Mortimer is the guy with the outre theory about Edward II faking his own death. That discourages me from reading what otherwise look like interesting books ...

SimonNZ

Quote from: Ken B on November 15, 2018, 08:29:24 PM

Mortimer is the guy with the outre theory about Edward II faking his own death. That discourages me from reading what otherwise look like interesting books ...

No, he thinks that Edward II escaped murder but was kept alive and prisoner by Mortimer for an unknown amount of time and was so even after Mortimer's death. He explains some of Edward III's more curious and secretive actions in the early years of his reign as trying to find out if his father really was still alive and where he was being held. He leans heavily on a controversial document called the Fieschi Letter.

Ken B

I am not reading this but I thought I'd drop the link here for Florestan

https://strategypage.com/bookreviews/1727

bwv 1080

If you want more detail on Edward III in the Hundred Year's War (with our without the apostrophe) there is this



672 pages to get only as far as the Battle of Crecy

JBS

Quote from: Ken B on November 15, 2018, 08:29:24 PM
As I recall you are a Costain fan. He wrote one, about the three Edwards. I read that in high school. Maybe that?

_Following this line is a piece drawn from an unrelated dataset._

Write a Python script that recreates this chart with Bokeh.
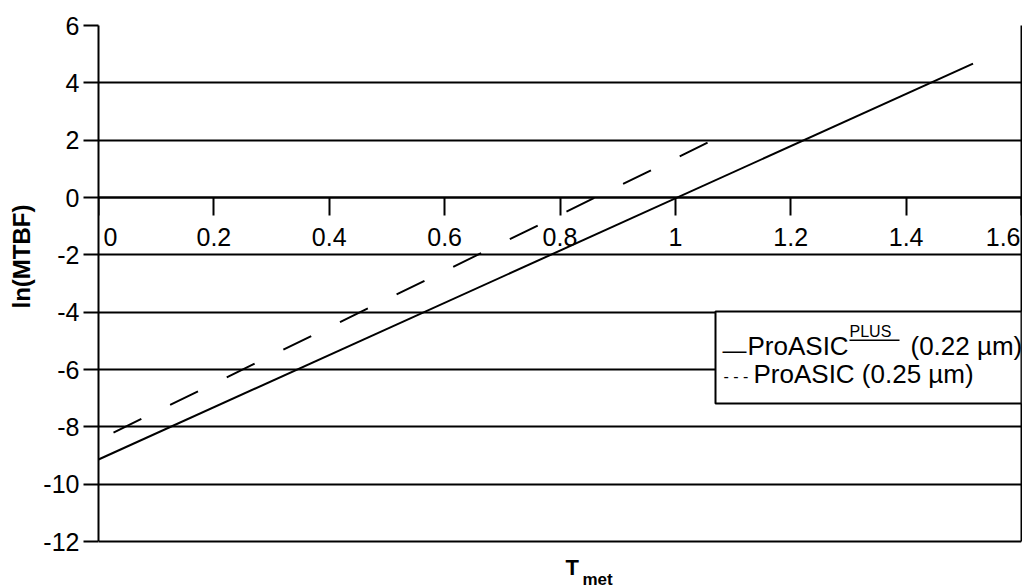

Mortimer is the guy with the outre theory about Edward II faking his own death. That discourages me from reading what otherwise look like interesting books ...

No.  This book was much more recent.  BTW, it also discussed the theory about Edward II's fake death, about which it was skeptical but not dismissive.

Paging through Amazon, I don't find many other possibilities.  Perhaps it was the Mortimer book, but my memory of it doesn't accord very well with Simon's description.

Hollywood Beach Broadwalk

SimonNZ

Quote from: JBS on November 16, 2018, 09:59:14 AM
No.  This book was much more recent.  BTW, it also discussed the theory about Edward II's fake death, about which it was skeptical but not dismissive.

Paging through Amazon, I don't find many other possibilities.  Perhaps it was the Mortimer book, but my memory of it doesn't accord very well with Simon's description.

Possibly the volume in the Penguin Monarchs series? And apparently Alison Weir covers Edward II's "death" and subscribes to the view that he survived in her book on Isabella.


SimonNZ

Quote from: bwv 1080 on November 16, 2018, 08:01:23 AM
If you want more detail on Edward III in the Hundred Year's War (with our without the apostrophe) there is this



672 pages to get only as far as the Battle of Crecy

That series has been on my to-read wishlist for years. No idea when I'll find the time.

Ian Mortimer praises it in the intro to his E3 book, fwiw.